Your task is to transcribe all of the data below exactly, omitting the images.

# [GIVEN MATERIAL]
[Start]

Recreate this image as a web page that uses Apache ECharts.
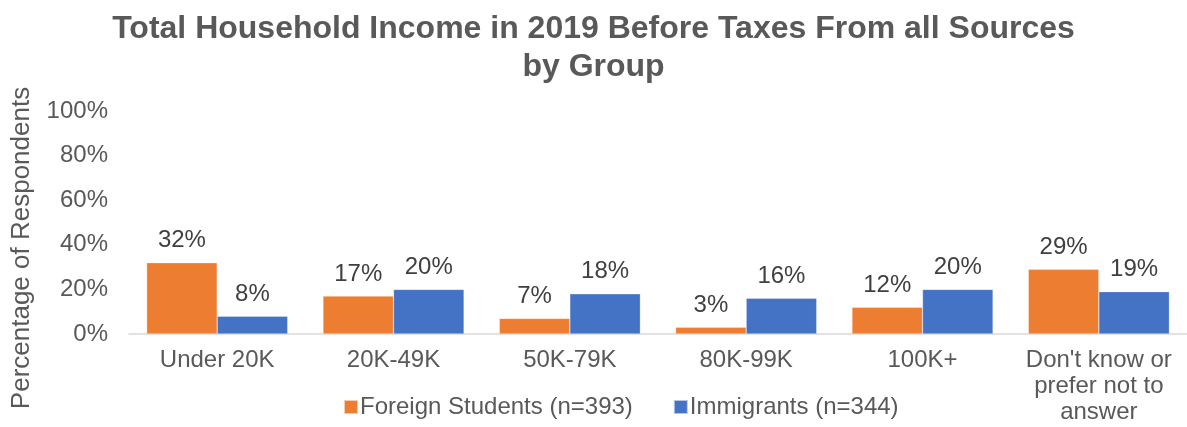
<!DOCTYPE html>
<html>
<head>
<meta charset="utf-8">
<script src="https://cdn.jsdelivr.net/npm/echarts@6/dist/echarts.min.js"></script>
<style>
  html, body { margin: 0; padding: 0; background: #fff; }
  #chart { width: 1187px; height: 427px; }
</style>
</head>
<body>
<div id="chart"></div>
<script>
// Income brackets and share of respondents (%) per group
const categories = ['Under 20K', '20K-49K', '50K-79K', '80K-99K', '100K+', "Don't know or\nprefer not to\nanswer"];
const foreignStudents = [32, 17, 7, 3, 12, 29];
const immigrants = [8, 20, 18, 16, 20, 19];
const yTicks = [0, 20, 40, 60, 80, 100];

const textColor = '#595959';
const font = 'Liberation Sans, Arial, sans-serif';

const chart = echarts.init(document.getElementById('chart'));

const labelStyle = {
  show: true,
  position: 'top',
  distance: 10,
  formatter: p => p.value + '%',
  color: '#404040',
  fontSize: 24,
  fontFamily: font
};

chart.setOption({
  animation: false,
  textStyle: { fontFamily: font },
  title: {
    text: 'Total Household Income in 2019 Before Taxes From all Sources\nby Group',
    left: 'center',
    top: 5,
    textStyle: {
      color: textColor,
      fontSize: 32,
      fontWeight: 'bold',
      lineHeight: 38,
      fontFamily: font
    }
  },
  legend: {
    bottom: 3,
    left: 338,
    itemWidth: 14,
    itemHeight: 14,
    itemGap: 40,
    icon: 'rect',
    textStyle: { color: textColor, fontSize: 24, fontFamily: font, padding: [0, 0, 0, -3] },
    data: ['Foreign Students (n=393)', 'Immigrants (n=344)']
  },
  grid: {
    left: 129,
    top: 111,
    width: 1066,
    height: 223,
    containLabel: false
  },
  xAxis: {
    type: 'category',
    data: categories,
    axisLine: { show: true, lineStyle: { color: '#D9D9D9', width: 1.5 } },
    axisTick: { show: false },
    axisLabel: {
      color: textColor,
      fontSize: 24,
      lineHeight: 26,
      margin: 13,
      interval: 0,
      fontFamily: font
    }
  },
  yAxis: {
    type: 'value',
    min: 0,
    max: 100,
    interval: 20,
    splitLine: { show: false },
    axisLine: { show: false },
    axisTick: { show: false },
    axisLabel: {
      color: textColor,
      fontSize: 24,
      margin: 21,
      fontFamily: font,
      formatter: v => (yTicks.includes(v) ? v + '%' : '')
    }
  },
  graphic: [{
    type: 'text',
    x: 22,
    y: 248,
    rotation: Math.PI / 2,
    style: {
      text: 'Percentage of Respondents',
      fill: textColor,
      font: '26px ' + font,
      textAlign: 'center',
      textVerticalAlign: 'middle'
    }
  }],
  series: [
    {
      name: 'Foreign Students (n=393)',
      type: 'bar',
      data: foreignStudents,
      barGap: '0%',
      barCategoryGap: '20%',
      itemStyle: { color: '#ED7D31', borderColor: 'rgba(255,255,255,0.6)', borderWidth: 0.5 },
      label: labelStyle
    },
    {
      name: 'Immigrants (n=344)',
      type: 'bar',
      data: immigrants,
      itemStyle: { color: '#4472C4', borderColor: 'rgba(255,255,255,0.6)', borderWidth: 0.5 },
      label: labelStyle
    }
  ]
});
</script>
</body>
</html>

[End]

# [FINAL ANSWER]
Recreate this image as a web page that uses Apache ECharts.
<!DOCTYPE html>
<html>
<head>
<meta charset="utf-8">
<script src="https://cdn.jsdelivr.net/npm/echarts@6/dist/echarts.min.js"></script>
<style>
  html, body { margin: 0; padding: 0; background: #fff; }
  #chart { width: 1187px; height: 427px; }
</style>
</head>
<body>
<div id="chart"></div>
<script>
// Income brackets and share of respondents (%) per group
const categories = ['Under 20K', '20K-49K', '50K-79K', '80K-99K', '100K+', "Don't know or\nprefer not to\nanswer"];
const foreignStudents = [32, 17, 7, 3, 12, 29];
const immigrants = [8, 20, 18, 16, 20, 19];
const yTicks = [0, 20, 40, 60, 80, 100];

const textColor = '#595959';
const font = 'Liberation Sans, Arial, sans-serif';

const chart = echarts.init(document.getElementById('chart'));

const labelStyle = {
  show: true,
  position: 'top',
  distance: 10,
  formatter: p => p.value + '%',
  color: '#404040',
  fontSize: 24,
  fontFamily: font
};

chart.setOption({
  animation: false,
  textStyle: { fontFamily: font },
  title: {
    text: 'Total Household Income in 2019 Before Taxes From all Sources\nby Group',
    left: 'center',
    top: 5,
    textStyle: {
      color: textColor,
      fontSize: 32,
      fontWeight: 'bold',
      lineHeight: 38,
      fontFamily: font
    }
  },
  legend: {
    bottom: 3,
    left: 338,
    itemWidth: 14,
    itemHeight: 14,
    itemGap: 40,
    icon: 'rect',
    textStyle: { color: textColor, fontSize: 24, fontFamily: font, padding: [0, 0, 0, -3] },
    data: ['Foreign Students (n=393)', 'Immigrants (n=344)']
  },
  grid: {
    left: 129,
    top: 111,
    width: 1066,
    height: 223,
    containLabel: false
  },
  xAxis: {
    type: 'category',
    data: categories,
    axisLine: { show: true, lineStyle: { color: '#D9D9D9', width: 1.5 } },
    axisTick: { show: false },
    axisLabel: {
      color: textColor,
      fontSize: 24,
      lineHeight: 26,
      margin: 13,
      interval: 0,
      fontFamily: font
    }
  },
  yAxis: {
    type: 'value',
    min: 0,
    max: 100,
    interval: 20,
    splitLine: { show: false },
    axisLine: { show: false },
    axisTick: { show: false },
    axisLabel: {
      color: textColor,
      fontSize: 24,
      margin: 21,
      fontFamily: font,
      formatter: v => (yTicks.includes(v) ? v + '%' : '')
    }
  },
  graphic: [{
    type: 'text',
    x: 22,
    y: 248,
    rotation: Math.PI / 2,
    style: {
      text: 'Percentage of Respondents',
      fill: textColor,
      font: '26px ' + font,
      textAlign: 'center',
      textVerticalAlign: 'middle'
    }
  }],
  series: [
    {
      name: 'Foreign Students (n=393)',
      type: 'bar',
      data: foreignStudents,
      barGap: '0%',
      barCategoryGap: '20%',
      itemStyle: { color: '#ED7D31', borderColor: 'rgba(255,255,255,0.6)', borderWidth: 0.5 },
      label: labelStyle
    },
    {
      name: 'Immigrants (n=344)',
      type: 'bar',
      data: immigrants,
      itemStyle: { color: '#4472C4', borderColor: 'rgba(255,255,255,0.6)', borderWidth: 0.5 },
      label: labelStyle
    }
  ]
});
</script>
</body>
</html>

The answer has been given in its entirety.